● Listing
* * * * * * *
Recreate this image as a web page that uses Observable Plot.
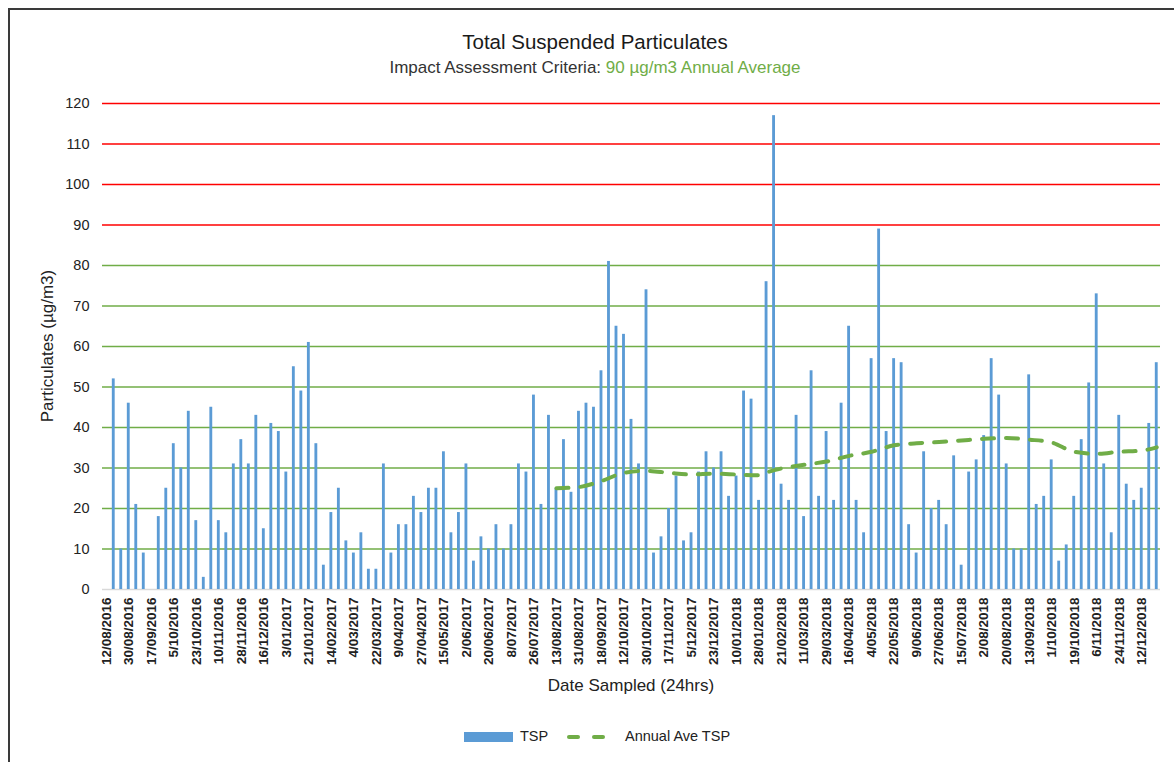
* * * * * * *
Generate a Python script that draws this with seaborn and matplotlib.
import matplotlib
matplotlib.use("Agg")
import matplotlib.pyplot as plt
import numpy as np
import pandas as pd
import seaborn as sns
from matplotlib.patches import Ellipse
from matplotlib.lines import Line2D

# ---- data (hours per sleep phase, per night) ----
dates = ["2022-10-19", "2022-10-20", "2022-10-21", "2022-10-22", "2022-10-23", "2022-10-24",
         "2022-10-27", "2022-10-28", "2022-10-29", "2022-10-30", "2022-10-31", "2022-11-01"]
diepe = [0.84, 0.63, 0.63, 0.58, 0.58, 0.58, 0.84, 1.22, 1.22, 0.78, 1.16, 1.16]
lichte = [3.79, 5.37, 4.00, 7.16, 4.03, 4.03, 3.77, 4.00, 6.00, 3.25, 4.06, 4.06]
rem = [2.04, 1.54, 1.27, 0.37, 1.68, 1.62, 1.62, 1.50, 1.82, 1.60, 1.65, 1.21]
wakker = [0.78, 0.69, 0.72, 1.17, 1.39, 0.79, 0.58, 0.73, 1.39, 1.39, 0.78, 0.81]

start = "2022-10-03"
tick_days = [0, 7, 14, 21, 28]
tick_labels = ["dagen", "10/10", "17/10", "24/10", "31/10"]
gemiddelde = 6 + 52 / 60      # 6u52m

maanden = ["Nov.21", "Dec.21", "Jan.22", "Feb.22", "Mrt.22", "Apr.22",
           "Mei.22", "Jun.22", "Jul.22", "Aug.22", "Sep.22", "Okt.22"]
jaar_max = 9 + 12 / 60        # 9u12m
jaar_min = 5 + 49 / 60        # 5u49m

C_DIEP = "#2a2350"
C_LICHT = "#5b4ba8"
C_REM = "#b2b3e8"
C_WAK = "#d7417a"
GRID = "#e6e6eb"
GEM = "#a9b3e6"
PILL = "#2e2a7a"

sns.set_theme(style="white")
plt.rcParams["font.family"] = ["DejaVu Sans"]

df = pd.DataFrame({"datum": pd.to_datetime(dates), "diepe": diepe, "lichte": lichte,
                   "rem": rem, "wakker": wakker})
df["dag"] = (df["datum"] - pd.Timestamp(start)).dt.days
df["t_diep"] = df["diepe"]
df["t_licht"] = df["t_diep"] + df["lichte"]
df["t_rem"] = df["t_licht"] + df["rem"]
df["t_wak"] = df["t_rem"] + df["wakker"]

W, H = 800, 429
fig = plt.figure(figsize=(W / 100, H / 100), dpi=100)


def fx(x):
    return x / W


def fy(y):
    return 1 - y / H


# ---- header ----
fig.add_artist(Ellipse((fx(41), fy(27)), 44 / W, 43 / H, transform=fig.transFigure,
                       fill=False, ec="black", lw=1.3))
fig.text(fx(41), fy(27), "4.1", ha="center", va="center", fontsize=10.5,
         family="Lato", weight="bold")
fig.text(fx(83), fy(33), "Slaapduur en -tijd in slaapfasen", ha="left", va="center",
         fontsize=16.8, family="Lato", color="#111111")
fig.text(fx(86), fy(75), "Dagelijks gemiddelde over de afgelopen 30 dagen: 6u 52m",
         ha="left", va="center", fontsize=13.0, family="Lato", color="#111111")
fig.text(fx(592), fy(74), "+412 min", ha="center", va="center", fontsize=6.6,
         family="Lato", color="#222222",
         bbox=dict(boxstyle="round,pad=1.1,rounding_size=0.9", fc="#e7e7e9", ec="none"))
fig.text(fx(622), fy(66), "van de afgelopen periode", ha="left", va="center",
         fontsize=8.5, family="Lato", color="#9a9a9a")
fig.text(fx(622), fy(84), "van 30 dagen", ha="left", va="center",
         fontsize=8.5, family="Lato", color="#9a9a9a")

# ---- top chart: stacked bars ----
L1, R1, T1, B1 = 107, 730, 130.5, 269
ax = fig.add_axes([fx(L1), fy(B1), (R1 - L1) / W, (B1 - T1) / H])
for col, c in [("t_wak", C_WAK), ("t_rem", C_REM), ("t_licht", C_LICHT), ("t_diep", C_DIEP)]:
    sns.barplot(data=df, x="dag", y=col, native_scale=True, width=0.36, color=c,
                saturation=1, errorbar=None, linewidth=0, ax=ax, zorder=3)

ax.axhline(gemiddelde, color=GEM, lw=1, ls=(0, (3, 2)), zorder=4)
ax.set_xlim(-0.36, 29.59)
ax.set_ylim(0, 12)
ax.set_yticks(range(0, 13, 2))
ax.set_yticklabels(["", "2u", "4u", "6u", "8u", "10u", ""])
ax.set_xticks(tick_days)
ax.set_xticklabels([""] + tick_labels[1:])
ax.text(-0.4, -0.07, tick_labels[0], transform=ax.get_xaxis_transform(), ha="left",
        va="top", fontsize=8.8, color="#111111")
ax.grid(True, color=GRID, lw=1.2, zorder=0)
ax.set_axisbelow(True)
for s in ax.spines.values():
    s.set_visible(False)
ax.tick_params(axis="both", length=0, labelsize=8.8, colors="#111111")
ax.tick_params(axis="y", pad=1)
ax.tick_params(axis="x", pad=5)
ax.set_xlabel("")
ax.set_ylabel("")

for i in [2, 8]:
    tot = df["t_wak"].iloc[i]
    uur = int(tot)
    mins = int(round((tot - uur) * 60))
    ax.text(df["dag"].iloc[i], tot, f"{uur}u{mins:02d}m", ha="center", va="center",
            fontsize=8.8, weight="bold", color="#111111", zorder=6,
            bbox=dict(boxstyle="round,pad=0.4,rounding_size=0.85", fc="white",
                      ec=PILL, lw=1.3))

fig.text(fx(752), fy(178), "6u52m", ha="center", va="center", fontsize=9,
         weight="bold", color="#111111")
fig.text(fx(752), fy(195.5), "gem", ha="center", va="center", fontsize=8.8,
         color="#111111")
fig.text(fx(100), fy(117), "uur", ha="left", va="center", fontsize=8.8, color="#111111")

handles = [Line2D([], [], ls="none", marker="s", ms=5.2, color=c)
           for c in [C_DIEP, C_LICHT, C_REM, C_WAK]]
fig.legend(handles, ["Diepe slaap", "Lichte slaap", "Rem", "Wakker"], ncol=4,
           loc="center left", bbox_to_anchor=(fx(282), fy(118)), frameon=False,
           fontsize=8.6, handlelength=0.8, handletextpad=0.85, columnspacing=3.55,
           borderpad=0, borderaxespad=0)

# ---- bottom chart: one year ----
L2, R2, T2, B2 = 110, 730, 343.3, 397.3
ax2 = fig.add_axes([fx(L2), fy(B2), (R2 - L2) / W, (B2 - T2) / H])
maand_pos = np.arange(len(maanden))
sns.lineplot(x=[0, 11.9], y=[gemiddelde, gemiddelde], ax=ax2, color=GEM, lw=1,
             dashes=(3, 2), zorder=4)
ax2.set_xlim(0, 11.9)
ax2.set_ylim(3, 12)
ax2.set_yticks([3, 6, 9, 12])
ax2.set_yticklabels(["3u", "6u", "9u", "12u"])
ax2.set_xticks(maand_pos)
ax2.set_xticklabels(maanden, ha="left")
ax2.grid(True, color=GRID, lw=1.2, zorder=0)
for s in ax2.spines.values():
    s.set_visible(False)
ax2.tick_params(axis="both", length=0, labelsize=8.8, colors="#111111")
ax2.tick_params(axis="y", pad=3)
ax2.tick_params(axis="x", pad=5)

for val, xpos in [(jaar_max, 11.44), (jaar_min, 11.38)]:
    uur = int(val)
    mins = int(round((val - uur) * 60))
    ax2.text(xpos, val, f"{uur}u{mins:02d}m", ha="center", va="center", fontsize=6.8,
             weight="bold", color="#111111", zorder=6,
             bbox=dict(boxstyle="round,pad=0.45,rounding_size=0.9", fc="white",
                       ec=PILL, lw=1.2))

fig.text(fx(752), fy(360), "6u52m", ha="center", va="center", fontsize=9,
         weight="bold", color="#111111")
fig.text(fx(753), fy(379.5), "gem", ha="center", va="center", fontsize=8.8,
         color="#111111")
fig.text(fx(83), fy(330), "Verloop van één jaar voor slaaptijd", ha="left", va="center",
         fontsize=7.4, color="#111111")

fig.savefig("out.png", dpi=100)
* * * * * * *
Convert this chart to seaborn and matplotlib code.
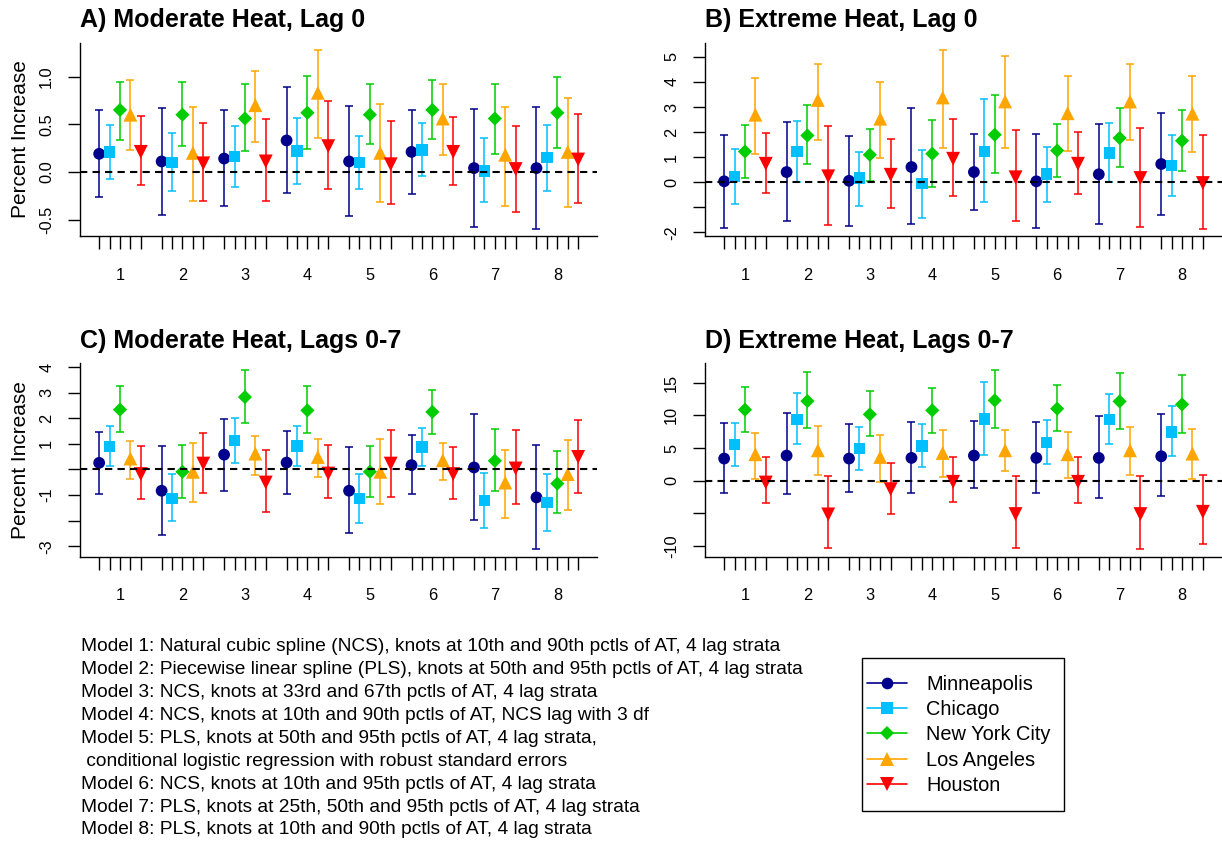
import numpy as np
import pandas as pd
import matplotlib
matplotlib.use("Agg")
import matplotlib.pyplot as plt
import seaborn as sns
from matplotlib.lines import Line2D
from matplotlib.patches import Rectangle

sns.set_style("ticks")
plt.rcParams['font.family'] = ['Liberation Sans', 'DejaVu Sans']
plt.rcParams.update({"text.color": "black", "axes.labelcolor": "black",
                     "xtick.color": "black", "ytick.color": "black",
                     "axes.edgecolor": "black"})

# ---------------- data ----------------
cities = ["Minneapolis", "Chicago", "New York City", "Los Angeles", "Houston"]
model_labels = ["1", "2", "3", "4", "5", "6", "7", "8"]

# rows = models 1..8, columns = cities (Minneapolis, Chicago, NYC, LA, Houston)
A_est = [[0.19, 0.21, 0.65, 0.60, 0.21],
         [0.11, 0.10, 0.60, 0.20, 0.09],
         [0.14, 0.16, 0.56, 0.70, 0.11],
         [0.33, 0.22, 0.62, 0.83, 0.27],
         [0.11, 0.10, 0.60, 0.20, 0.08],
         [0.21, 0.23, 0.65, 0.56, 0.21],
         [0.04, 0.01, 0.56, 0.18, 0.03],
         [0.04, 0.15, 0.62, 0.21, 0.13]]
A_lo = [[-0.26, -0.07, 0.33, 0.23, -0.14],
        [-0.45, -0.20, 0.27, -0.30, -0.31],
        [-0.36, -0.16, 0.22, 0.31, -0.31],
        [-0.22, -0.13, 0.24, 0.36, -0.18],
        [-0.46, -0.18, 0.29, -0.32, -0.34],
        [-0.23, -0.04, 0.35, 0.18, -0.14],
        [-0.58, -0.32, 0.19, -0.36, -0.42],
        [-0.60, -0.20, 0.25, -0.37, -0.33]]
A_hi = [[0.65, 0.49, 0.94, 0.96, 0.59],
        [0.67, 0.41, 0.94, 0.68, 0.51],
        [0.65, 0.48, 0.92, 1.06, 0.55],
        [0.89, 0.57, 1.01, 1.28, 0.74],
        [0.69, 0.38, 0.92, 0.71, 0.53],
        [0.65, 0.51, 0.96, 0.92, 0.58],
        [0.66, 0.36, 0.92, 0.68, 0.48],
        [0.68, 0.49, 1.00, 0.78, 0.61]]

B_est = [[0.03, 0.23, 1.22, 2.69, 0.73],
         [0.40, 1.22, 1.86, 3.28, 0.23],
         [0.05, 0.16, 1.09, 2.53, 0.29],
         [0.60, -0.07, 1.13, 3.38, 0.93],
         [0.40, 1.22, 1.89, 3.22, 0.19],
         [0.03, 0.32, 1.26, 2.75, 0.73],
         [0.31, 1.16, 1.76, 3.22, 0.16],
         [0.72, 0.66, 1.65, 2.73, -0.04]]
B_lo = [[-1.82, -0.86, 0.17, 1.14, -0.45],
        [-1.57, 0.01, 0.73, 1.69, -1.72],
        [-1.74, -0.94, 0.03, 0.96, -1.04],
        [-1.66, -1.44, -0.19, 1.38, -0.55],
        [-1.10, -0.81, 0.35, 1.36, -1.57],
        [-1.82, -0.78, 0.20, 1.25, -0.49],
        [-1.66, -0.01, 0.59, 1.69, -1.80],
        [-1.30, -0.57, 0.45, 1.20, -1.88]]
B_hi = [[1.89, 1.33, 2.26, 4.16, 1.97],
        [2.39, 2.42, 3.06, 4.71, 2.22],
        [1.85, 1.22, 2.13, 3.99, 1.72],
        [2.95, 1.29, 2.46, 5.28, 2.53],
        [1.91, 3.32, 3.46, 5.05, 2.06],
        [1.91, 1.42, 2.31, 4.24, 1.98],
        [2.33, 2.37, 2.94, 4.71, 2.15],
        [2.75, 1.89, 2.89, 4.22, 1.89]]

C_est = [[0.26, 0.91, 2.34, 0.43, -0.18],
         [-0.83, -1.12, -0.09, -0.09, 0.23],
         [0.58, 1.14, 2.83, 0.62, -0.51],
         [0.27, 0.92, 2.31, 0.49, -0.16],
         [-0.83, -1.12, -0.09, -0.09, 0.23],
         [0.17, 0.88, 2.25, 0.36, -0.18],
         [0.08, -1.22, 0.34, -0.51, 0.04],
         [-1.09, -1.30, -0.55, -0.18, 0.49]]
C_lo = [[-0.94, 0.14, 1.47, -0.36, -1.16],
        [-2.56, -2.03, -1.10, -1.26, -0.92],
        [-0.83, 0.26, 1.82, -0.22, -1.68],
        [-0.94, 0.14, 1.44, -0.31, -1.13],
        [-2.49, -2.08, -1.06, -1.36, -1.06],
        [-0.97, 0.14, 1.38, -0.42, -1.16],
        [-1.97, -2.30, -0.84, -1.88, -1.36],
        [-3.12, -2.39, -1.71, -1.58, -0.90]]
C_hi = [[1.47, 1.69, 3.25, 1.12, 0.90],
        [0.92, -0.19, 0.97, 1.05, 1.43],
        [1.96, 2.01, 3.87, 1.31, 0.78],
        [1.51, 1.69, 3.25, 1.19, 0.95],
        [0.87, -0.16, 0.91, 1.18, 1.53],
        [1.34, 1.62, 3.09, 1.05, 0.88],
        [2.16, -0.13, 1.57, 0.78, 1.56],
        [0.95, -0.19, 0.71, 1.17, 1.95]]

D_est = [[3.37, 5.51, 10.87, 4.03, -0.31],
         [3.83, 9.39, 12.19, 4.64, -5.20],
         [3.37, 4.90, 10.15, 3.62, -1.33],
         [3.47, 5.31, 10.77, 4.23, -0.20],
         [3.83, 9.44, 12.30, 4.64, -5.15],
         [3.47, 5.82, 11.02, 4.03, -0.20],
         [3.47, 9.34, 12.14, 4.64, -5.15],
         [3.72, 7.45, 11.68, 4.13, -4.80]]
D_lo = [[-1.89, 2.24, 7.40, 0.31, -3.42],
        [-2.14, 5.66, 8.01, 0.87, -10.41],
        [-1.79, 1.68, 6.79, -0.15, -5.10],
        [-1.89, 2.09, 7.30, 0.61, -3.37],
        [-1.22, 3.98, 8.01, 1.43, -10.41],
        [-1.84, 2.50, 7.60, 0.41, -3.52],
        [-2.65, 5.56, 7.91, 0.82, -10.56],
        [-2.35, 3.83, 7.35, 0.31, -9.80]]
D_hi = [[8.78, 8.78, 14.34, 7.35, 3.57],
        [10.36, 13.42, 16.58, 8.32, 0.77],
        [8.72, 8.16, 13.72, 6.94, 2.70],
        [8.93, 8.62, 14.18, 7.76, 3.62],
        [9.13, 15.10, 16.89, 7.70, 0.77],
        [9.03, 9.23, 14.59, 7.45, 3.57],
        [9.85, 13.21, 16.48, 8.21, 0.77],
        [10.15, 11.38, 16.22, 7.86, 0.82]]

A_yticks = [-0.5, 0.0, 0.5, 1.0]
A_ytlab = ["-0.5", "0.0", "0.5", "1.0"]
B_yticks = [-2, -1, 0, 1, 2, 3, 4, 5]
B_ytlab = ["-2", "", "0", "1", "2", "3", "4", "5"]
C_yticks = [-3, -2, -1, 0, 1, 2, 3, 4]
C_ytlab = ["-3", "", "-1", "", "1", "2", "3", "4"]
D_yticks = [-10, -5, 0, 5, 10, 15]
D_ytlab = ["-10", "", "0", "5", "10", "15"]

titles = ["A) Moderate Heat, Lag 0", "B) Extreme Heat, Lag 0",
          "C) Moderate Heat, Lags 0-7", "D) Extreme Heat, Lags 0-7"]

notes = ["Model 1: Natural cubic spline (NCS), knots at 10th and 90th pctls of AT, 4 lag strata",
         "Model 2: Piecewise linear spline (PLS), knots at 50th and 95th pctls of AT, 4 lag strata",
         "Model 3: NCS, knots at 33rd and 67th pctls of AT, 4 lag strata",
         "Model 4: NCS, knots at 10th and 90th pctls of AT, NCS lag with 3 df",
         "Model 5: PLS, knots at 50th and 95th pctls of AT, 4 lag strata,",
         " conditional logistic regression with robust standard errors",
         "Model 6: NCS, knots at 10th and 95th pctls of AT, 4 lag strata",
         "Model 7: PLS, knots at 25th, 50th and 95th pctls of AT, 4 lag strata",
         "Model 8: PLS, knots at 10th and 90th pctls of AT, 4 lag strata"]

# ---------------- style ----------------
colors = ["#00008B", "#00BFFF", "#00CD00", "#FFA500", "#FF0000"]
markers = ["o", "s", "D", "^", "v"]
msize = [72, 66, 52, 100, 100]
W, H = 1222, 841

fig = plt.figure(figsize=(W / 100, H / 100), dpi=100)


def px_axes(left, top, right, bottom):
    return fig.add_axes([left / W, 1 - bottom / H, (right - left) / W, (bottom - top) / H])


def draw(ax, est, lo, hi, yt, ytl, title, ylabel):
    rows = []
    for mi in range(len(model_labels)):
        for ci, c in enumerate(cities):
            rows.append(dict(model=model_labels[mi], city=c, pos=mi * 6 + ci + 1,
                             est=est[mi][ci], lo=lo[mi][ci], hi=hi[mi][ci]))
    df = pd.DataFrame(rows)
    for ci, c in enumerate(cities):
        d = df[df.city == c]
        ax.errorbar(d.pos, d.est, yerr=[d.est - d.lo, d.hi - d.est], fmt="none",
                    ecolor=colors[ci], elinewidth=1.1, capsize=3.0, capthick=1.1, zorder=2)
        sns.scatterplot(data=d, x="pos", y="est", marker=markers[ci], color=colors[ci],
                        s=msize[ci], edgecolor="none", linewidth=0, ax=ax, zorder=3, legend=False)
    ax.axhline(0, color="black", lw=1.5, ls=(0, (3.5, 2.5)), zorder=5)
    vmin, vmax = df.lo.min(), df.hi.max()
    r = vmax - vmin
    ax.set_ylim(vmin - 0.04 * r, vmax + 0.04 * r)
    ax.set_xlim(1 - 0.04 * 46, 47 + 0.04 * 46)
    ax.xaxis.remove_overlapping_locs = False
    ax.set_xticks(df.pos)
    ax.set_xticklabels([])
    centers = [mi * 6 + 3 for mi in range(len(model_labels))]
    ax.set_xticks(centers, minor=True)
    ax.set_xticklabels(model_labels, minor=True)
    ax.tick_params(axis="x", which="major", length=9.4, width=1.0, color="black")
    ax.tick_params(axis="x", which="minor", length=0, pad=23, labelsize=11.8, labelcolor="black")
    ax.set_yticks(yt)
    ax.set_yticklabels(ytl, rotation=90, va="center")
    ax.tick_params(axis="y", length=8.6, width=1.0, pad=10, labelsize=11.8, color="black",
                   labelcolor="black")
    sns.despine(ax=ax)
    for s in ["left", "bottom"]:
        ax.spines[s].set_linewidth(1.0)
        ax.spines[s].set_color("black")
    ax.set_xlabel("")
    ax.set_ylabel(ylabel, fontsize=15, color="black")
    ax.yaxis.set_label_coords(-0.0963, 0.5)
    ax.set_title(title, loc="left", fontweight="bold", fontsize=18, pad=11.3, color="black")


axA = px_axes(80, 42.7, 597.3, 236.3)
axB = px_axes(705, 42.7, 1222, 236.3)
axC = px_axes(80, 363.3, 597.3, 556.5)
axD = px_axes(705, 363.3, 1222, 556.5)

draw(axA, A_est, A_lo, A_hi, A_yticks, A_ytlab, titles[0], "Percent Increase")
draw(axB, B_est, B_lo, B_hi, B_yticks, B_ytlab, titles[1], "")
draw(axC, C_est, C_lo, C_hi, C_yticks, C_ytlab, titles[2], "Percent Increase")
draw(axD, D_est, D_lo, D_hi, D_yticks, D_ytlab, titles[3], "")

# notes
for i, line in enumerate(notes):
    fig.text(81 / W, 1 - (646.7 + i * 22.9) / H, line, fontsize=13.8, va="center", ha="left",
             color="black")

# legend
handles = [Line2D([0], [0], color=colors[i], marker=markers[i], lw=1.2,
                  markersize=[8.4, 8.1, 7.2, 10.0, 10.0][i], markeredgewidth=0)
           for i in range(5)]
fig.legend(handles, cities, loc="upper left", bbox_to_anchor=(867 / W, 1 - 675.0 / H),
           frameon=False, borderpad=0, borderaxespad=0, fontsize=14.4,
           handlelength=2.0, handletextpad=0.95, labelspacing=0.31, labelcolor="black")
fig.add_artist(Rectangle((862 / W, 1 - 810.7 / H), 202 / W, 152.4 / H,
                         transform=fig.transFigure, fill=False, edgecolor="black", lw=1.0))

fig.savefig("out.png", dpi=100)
* * * * * * *
● Requirement
Keep to the stretch from the line containing "Convert this chart" through the line containing "from matplotlib.patches import Rectangle", both ends included, and copy it exactly from the listing above, minus the pictures.

● Reply to the exercise
Convert this chart to seaborn and matplotlib code.
import numpy as np
import pandas as pd
import matplotlib
matplotlib.use("Agg")
import matplotlib.pyplot as plt
import seaborn as sns
from matplotlib.lines import Line2D
from matplotlib.patches import Rectangle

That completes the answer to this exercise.